TARADOS POR GIZ ("Não escreva a sua história com Giz." — Bruno Noblet)
Um dos poucos equipamentos pedagógicos de que dispõe o professor da escola pública, para seu trabalho em sala, é o giz. Mas, não é o professor o tarado por giz! Onde o achar? É mantido guardado no armário da coordenação, "debaixo de sete capas", evitando o desperdício. No início do ano letivo, todo professor ganha uma caixinha com apagador, mas é impossível mantê-la limpa, os alunos logo escrevem nela numa especie de pichação. Eu, por exemplo não gosto da caixa de giz mesmo que seja enfeitada, porque lá dentro tem giz, e é exatamente por isso que eles gostam tanto. Em fevereiro, inspirados no carnaval, a caixa de giz já está uma verdadeira obra de arte, um mosaico de besteiras multicoloridas.

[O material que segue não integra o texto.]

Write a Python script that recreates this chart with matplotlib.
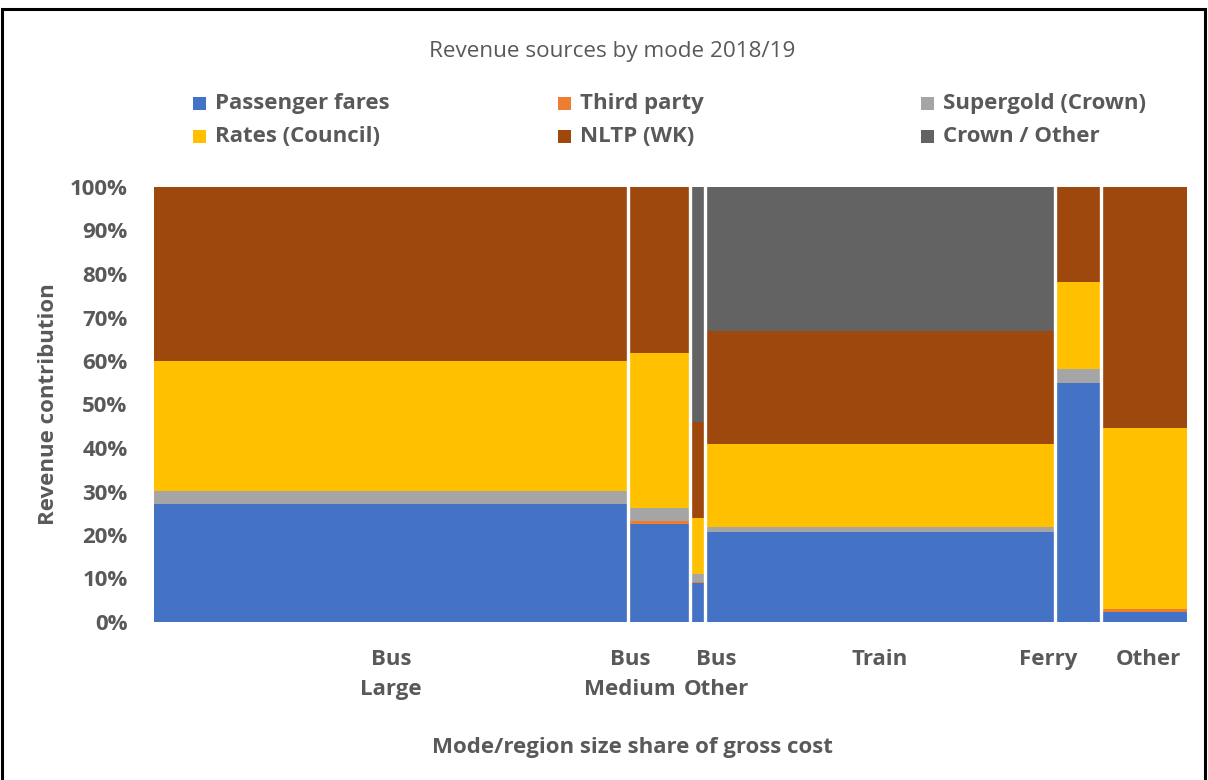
import matplotlib
matplotlib.use("Agg")
import matplotlib.pyplot as plt
from matplotlib.patches import Rectangle
import numpy as np

# Categories and their share of gross cost (%) -> bar widths
categories = ["Bus\nLarge", "Bus\nMedium", "Bus\nOther", "Train", "Ferry", "Other"]
cost_share = [45.9, 6.0, 1.4, 33.9, 4.45, 8.35]

# Revenue contribution (%) by source, per category
passenger_fares = [27.1, 22.5, 8.9, 20.6, 54.9, 2.4]
third_party     = [0.0, 0.8, 0.3, 0.0, 0.0, 0.6]
supergold_crown = [3.0, 3.0, 1.8, 1.2, 3.2, 0.0]
rates_council   = [29.9, 35.6, 12.9, 19.2, 20.0, 41.5]
nltp_wk         = [40.0, 38.1, 22.1, 25.9, 21.9, 55.5]
crown_other     = [0.0, 0.0, 54.0, 33.1, 0.0, 0.0]

series_names = ["Passenger fares", "Third party", "Supergold (Crown)",
                "Rates (Council)", "NLTP (WK)", "Crown / Other"]
series_values = [passenger_fares, third_party, supergold_crown,
                 rates_council, nltp_wk, crown_other]
series_colors = ["#4472C4", "#ED7D31", "#A5A5A5", "#FFC000", "#9E480E", "#636363"]

# Horizontal nudges for category labels in the crowded narrow bars
label_nudge = [0.0, -2.8, 1.8, 0.0, -2.9, 0.4]

FONT = "Open Sans"
TXT = "#595959"
FS = 16

fig = plt.figure(figsize=(12.08, 7.8), dpi=100)
ax = fig.add_axes([154 / 1208, 1 - 622 / 780, (1187 - 154) / 1208, (622 - 187) / 780])

widths = np.array(cost_share, dtype=float)
lefts = np.concatenate([[0.0], np.cumsum(widths)[:-1]])
bottom = np.zeros(len(categories))
for name, vals, col in zip(series_names, series_values, series_colors):
    vals = np.array(vals, dtype=float)
    ax.bar(lefts, vals, width=widths, bottom=bottom, align="edge",
           color=col, linewidth=0, label=name)
    bottom += vals

# white separators between the variable-width columns
for x in np.cumsum(widths)[:-1]:
    ax.axvline(x, color="white", lw=2.4, zorder=5)

total = widths.sum()
ax.set_xlim(0, total)
ax.set_ylim(0, 100)
ax.set_yticks(np.arange(0, 101, 10))
ax.set_yticklabels([f"{v}%" for v in range(0, 101, 10)],
                   fontname=FONT, fontweight="bold", fontsize=FS, color=TXT)
ax.tick_params(axis="y", length=0, pad=19)
ax.set_xticks([])
for s in ax.spines.values():
    s.set_visible(False)

# category labels below the bars
centers = lefts + widths / 2
for c, lab, dx in zip(centers, categories, label_nudge):
    ax.text(c + dx, -6.3, lab, ha="center", va="top", fontname=FONT,
            fontweight="bold", fontsize=FS, color=TXT, linespacing=1.55)

ax.set_ylabel("Revenue contribution", fontname=FONT, fontweight="bold",
              fontsize=FS, color=TXT, labelpad=8)
fig.text(632 / 1208, 1 - 747 / 780, "Mode/region size share of gross cost",
         ha="center", va="center", fontname=FONT, fontweight="bold",
         fontsize=FS, color=TXT)

fig.text(612 / 1208, 1 - 52 / 780, "Revenue sources by mode 2018/19",
         ha="center", va="center", fontname=FONT, fontsize=16.2, color=TXT)

# legend laid out in three columns, two rows
legend_cols = [193, 558, 921]
legend_rows = [104, 137]
order = [0, 3, 1, 4, 2, 5]
for k, idx in enumerate(order):
    col, row = divmod(k, 2)
    x0 = legend_cols[col]
    y0 = legend_rows[row]
    fig.add_artist(Rectangle((x0 / 1208, 1 - (y0 + 6) / 780),
                             13 / 1208, 13 / 780, transform=fig.transFigure,
                             facecolor=series_colors[idx], edgecolor="none"))
    fig.text((x0 + 22) / 1208, 1 - y0 / 780, series_names[idx], ha="left",
             va="center", fontname=FONT, fontweight="bold", fontsize=FS, color=TXT)

# outer frame
fig.add_artist(Rectangle((2 / 1208, -0.02), 1203 / 1208, 1.02 - 9 / 780,
                         transform=fig.transFigure, facecolor="none",
                         edgecolor="black", linewidth=2.2))

fig.savefig("out.png", dpi=100)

Todos os dias, encho minha caixinha de giz e antes mesmos de chegar à sala já se foram os pedacinhos atrativos. Eles se apressam para me ajudar, tomando-a logo, com a desculpa de apagar o quadro. E se vão correndo, um atrás do outro, num pega-pega animalesco. Ao entrar na sala, encontro um punhado deles "escrevendo" no quadro, outros o apagando, como um bando de maritacas em algazarra. Ordeno que se sentem, depois de uns dez minutos de aflição, consigo pô-los em seus lugares, mas então, ao finalizar sermões e ameaças de reprovação, começa novamente a chuva de pedaços de giz, por vingança ou implicância. E os carentes de proteção me chamam naquela melosidade da chatice:
— "prossor ur mininu tá me tacanu giz" (sic).
Criei um sistema de penalizar esses atrevidos indesejados: o faz-de-conta ineficaz, próprio da Educação, sobre o qual eles já se deram conta. Por três vezes que eu lhes chamar a atenção, tiro um ponto na nota deles. De qual nota? Se os penalizados são os piores, nem nota têm!!!

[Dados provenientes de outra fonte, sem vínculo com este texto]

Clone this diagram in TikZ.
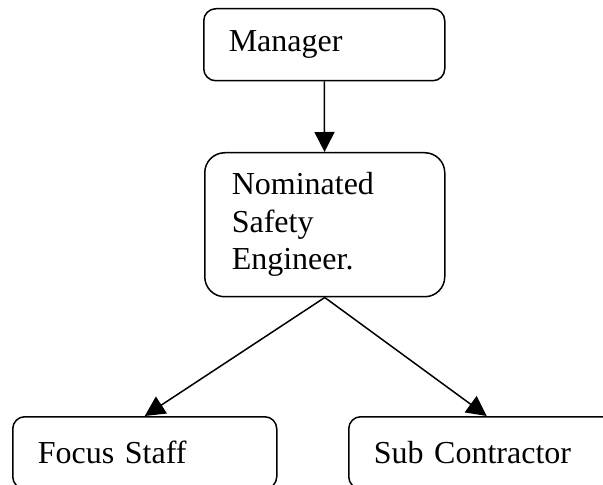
\documentclass[tikz,border=0pt]{standalone}
\usepackage{fontspec}
\setmainfont{Liberation Serif}
\usetikzlibrary{arrows.meta}

\tikzset{
  orgbox/.style={draw, line width=0.75pt, rounded corners=6pt, anchor=north west,
    align=left, inner xsep=12.5pt, inner ysep=0pt,
    font=\fontsize{16pt}{18.75pt}\selectfont},
  link/.style={line width=0.75pt, -{Triangle[width=10pt,length=10pt]}}
}

\begin{document}
\begin{tikzpicture}[x=0.5pt, y=-0.5pt]
  \useasboundingbox (0,0) rectangle (603,485);
  \clip (0,0) rectangle (603,485);
  \node[orgbox, text width=95.5pt, minimum height=36pt] (manager) at (203,8) {Manager};
  \node[orgbox, rounded corners=10pt, text width=93pt, inner xsep=13.5pt, minimum height=72pt] (nse) at (204,152) {Nominated\\Safety\\Engineer.};
  \node[orgbox, text width=107pt, minimum height=36pt] (staff) at (12,416) {Focus Staff};
  \node[orgbox, text width=113pt, minimum height=36pt] (sub) at (348,416) {Sub Contractor};
  \draw[link] (manager) -- (nse);
  \draw[link] (nse.south) -- (staff.north);
  \draw[link] (nse.south) -- (sub.north);
\end{tikzpicture}
\end{document}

Já me ocorreu de uma aluna humildemente me pedir uns pedaços de giz, fiquei assustado, visto que geralmente, eles os pegam sem minha permissão, todavia desta vez, foi autorizada pela justificativa nobre: ela brincava de escolinha em casa. Será se na brincadeira também eles tumultuam o quadro nos intervalos, riscando e jogando giz uns nos outros, simulando sua realidade? Pois é, brincam de professor, mas não querem ser professores de verdade! Os animais brincam de caçar porque querem ser bons caçadores, estre eles o faz-de-conta tem objetivo... Os meus alunos desnaturados, diferentemente, apenas brincam com os meus sonhos!

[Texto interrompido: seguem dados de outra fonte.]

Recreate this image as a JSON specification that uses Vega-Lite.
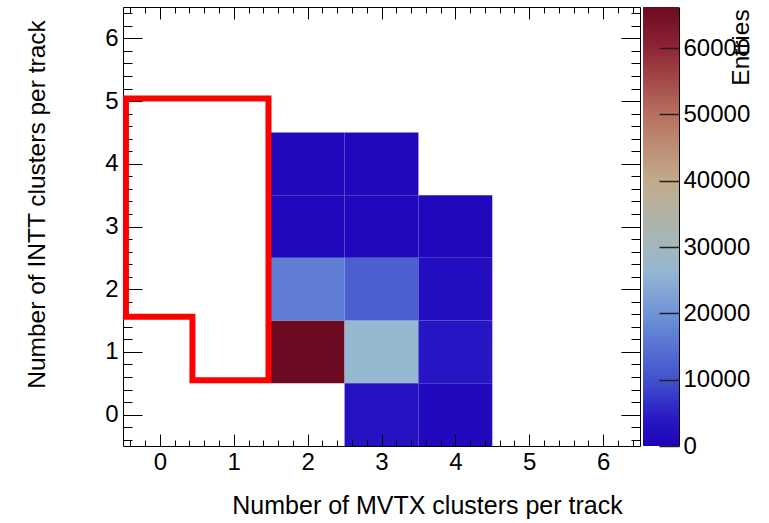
{
  "$schema": "https://vega.github.io/schema/vega-lite/v6.json",
  "autosize": {"type": "none"},
  "padding": {"left": 123, "top": 7, "right": 0, "bottom": 77},
  "params": [
    {"name": "width", "value": 646},
    {"name": "height", "value": 439}
  ],
  "background": "white",
  "bounds": "flush",
  "spacing": 3,
  "config": {
    "font": "Liberation Sans",
    "view": {"stroke": null},
    "axis": {
      "domainColor": "black",
      "domainWidth": 1,
      "tickColor": "black",
      "tickWidth": 1,
      "labelColor": "black",
      "labelFontSize": 24,
      "labelFont": "Liberation Sans",
      "titleColor": "black",
      "titleFontSize": 24.5,
      "titleFontWeight": "normal",
      "titleFont": "Liberation Sans",
      "grid": false
    }
  },
  "datasets": {
    "bins": [
      {"mvtx": 2, "intt": 1, "entries": 66000},
      {"mvtx": 3, "intt": 1, "entries": 26500},
      {"mvtx": 4, "intt": 1, "entries": 3600},
      {"mvtx": 2, "intt": 2, "entries": 16500},
      {"mvtx": 3, "intt": 2, "entries": 12000},
      {"mvtx": 4, "intt": 2, "entries": 2300},
      {"mvtx": 3, "intt": 0, "entries": 3000},
      {"mvtx": 4, "intt": 0, "entries": 1400},
      {"mvtx": 2, "intt": 3, "entries": 1000},
      {"mvtx": 3, "intt": 3, "entries": 1000},
      {"mvtx": 4, "intt": 3, "entries": 1000},
      {"mvtx": 2, "intt": 4, "entries": 1000},
      {"mvtx": 3, "intt": 4, "entries": 1000}
    ],
    "outline": [
      {"step": 0, "px": -0.46, "py": 1.56},
      {"step": 1, "px": -0.46, "py": 5.04},
      {"step": 2, "px": 1.47, "py": 5.04},
      {"step": 3, "px": 1.47, "py": 0.55},
      {"step": 4, "px": 0.44, "py": 0.55},
      {"step": 5, "px": 0.44, "py": 1.56},
      {"step": 6, "px": -0.46, "py": 1.56}
    ],
    "bar": [{"lo": 0, "hi": 66200}]
  },
  "hconcat": [
    {
      "width": 517,
      "height": 439,
      "layer": [
        {
          "data": {"name": "bins"},
          "transform": [
            {"calculate": "datum.mvtx - 0.5", "as": "x0"},
            {"calculate": "datum.mvtx + 0.5", "as": "x1"},
            {"calculate": "datum.intt - 0.5", "as": "y0"},
            {"calculate": "datum.intt + 0.5", "as": "y1"}
          ],
          "mark": {"type": "rect", "strokeWidth": 0},
          "encoding": {
            "x": {
              "field": "x0", "type": "quantitative",
              "scale": {"domain": [-0.5, 6.5], "nice": false, "zero": false},
              "axis": {
                "orient": "bottom",
                "zindex": 1,
                "values": [-0.4,-0.2,0,0.2,0.4,0.6,0.8,1,1.2,1.4,1.6,1.8,2,2.2,2.4,2.6,2.8,3,3.2,3.4,3.6,3.8,4,4.2,4.4,4.6,4.8,5,5.2,5.4,5.6,5.8,6,6.2,6.4],
                "tickSize": {"condition": {"test": "datum.value % 1 === 0", "value": -12}, "value": -6},
                "labelExpr": "datum.value % 1 === 0 ? format(datum.value, 'd') : ''",
                "labelPadding": 16,
                "labelFlush": false,
                "labelOverlap": false,
                "title": "Number of MVTX clusters per track",
                "titleX": 304,
                "titleY": 59,
                "titleFontSize": 25,
                "titleAlign": "center",
                "titleBaseline": "middle"
              }
            },
            "x2": {"field": "x1"},
            "y": {
              "field": "y0", "type": "quantitative",
              "scale": {"domain": [-0.5, 6.5], "nice": false, "zero": false},
              "axis": {
                "orient": "left",
                "values": [-0.4,-0.2,0,0.2,0.4,0.6,0.8,1,1.2,1.4,1.6,1.8,2,2.2,2.4,2.6,2.8,3,3.2,3.4,3.6,3.8,4,4.2,4.4,4.6,4.8,5,5.2,5.4,5.6,5.8,6,6.2,6.4],
                "tickSize": {"condition": {"test": "datum.value % 1 === 0", "value": -19}, "value": -9},
                "labelExpr": "datum.value % 1 === 0 ? format(datum.value, 'd') : ''",
                "labelPadding": 24,
                "labelFlush": false,
                "labelOverlap": false,
                "title": "Number of INTT clusters per track",
                "titleX": -86,
                "titleY": 197,
                "titleAngle": 270,
                "titleAlign": "center",
                "titleBaseline": "middle"
              }
            },
            "y2": {"field": "y1"},
            "color": {
              "field": "entries", "type": "quantitative",
              "legend": null,
              "scale": {
                "domain": [0, 1000, 4000, 10000, 17000, 20000, 26500, 30000, 40000, 50000, 60000, 66200],
                "range": ["#1e00b4", "#2008bc", "#2818c4", "#4252cb", "#6080d4", "#7094d8", "#95b7d0", "#a2b8bc", "#c2ab8c", "#b8705e", "#8f2535", "#6b0a20"],
                "interpolate": "rgb"
              }
            }
          }
        },
        {
          "data": {"name": "outline"},
          "mark": {"type": "line", "color": "#ff0000", "strokeWidth": 6, "strokeJoin": "miter", "strokeCap": "square"},
          "encoding": {
            "x": {
              "field": "px", "type": "quantitative",
              "axis": {
                "orient": "top",
                "values": [-0.4,-0.2,0,0.2,0.4,0.6,0.8,1,1.2,1.4,1.6,1.8,2,2.2,2.4,2.6,2.8,3,3.2,3.4,3.6,3.8,4,4.2,4.4,4.6,4.8,5,5.2,5.4,5.6,5.8,6,6.2,6.4],
                "tickSize": {"condition": {"test": "datum.value % 1 === 0", "value": -12}, "value": -6},
                "labels": false,
                "title": null
              }
            },
            "y": {
              "field": "py", "type": "quantitative",
              "axis": {
                "orient": "right",
                "values": [-0.4,-0.2,0,0.2,0.4,0.6,0.8,1,1.2,1.4,1.6,1.8,2,2.2,2.4,2.6,2.8,3,3.2,3.4,3.6,3.8,4,4.2,4.4,4.6,4.8,5,5.2,5.4,5.6,5.8,6,6.2,6.4],
                "tickSize": {"condition": {"test": "datum.value % 1 === 0", "value": -19}, "value": -9},
                "labels": false,
                "title": null
              }
            },
            "order": {"field": "step", "type": "quantitative"}
          }
        }
      ],
      "resolve": {"axis": {"x": "independent", "y": "independent"}}
    },
    {
      "width": 36,
      "height": 439,
      "data": {"name": "bar"},
      "mark": {
        "type": "rect",
        "fill": {
          "gradient": "linear", "x1": 0, "y1": 1, "x2": 0, "y2": 0,
          "stops": [
            {"offset": 0, "color": "#1e00b4"},
            {"offset": 0.0151, "color": "#2008bc"},
            {"offset": 0.0604, "color": "#2818c4"},
            {"offset": 0.151, "color": "#4252cb"},
            {"offset": 0.2568, "color": "#6080d4"},
            {"offset": 0.3021, "color": "#7094d8"},
            {"offset": 0.4003, "color": "#95b7d0"},
            {"offset": 0.4532, "color": "#a2b8bc"},
            {"offset": 0.6042, "color": "#c2ab8c"},
            {"offset": 0.7553, "color": "#b8705e"},
            {"offset": 0.9063, "color": "#8f2535"},
            {"offset": 1, "color": "#6b0a20"}
          ]
        }
      },
      "encoding": {
        "y": {
          "field": "lo", "type": "quantitative",
          "scale": {"domain": [0, 66200], "nice": false},
          "axis": {
            "orient": "right",
            "zindex": 1,
            "values": [0, 10000, 20000, 30000, 40000, 50000, 60000],
            "format": "d",
            "tickSize": -20,
            "tickColor": "#202020",
            "tickWidth": 1.5,
            "labelPadding": 24,
            "labelFlush": false,
            "labelOverlap": false,
            "title": "Entries",
            "titleX": 62,
            "titleY": 40,
            "titleAngle": 270,
            "titleAlign": "center",
            "titleBaseline": "middle"
          }
        },
        "y2": {"field": "hi"}
      }
    }
  ]
}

Maior parte de minhas repreensões a alunos é ralhando para os impedir de pegar giz. Não vem um seque à mesa do professor sem tentar pegar uns pedacinhos de giz. Até parece que gastar o giz é uma forma de se vingar do professor, maltratá-lo! O giz, nesse caso, torna-se representação fiel do mestre, a quem na verdade, querem desgastá-lo ou, jogá-lo contra os outros.
Em um dia "daqueles", um professor da mesma escola em que trabalho, foi reclamar à coordenadora, com um "galo" na testa, pois tinha sido machucado por um aluno, daqueles viciados em jogar giz nos outros, acertou a testa do tal professor, eu o vi meio de longe e realmente tinha uma manchinha avermelhada pouco acima do olho direito!
As garatujas grafadas no quadro com tanta sede, talvez seja um grito de socorro, para obterem a atenção que gostariam de usufruir das suas famílias, mais uma vez, a responsabilidade é transferida à escola. Isso explica a tara dos pichadores pelo um muro novo, recém-pintado e a concorrência pelos os lugares mais inusitados, quanto mais afrontarem as autoridades, mais excitante, e, portanto, "ninguém os merece"!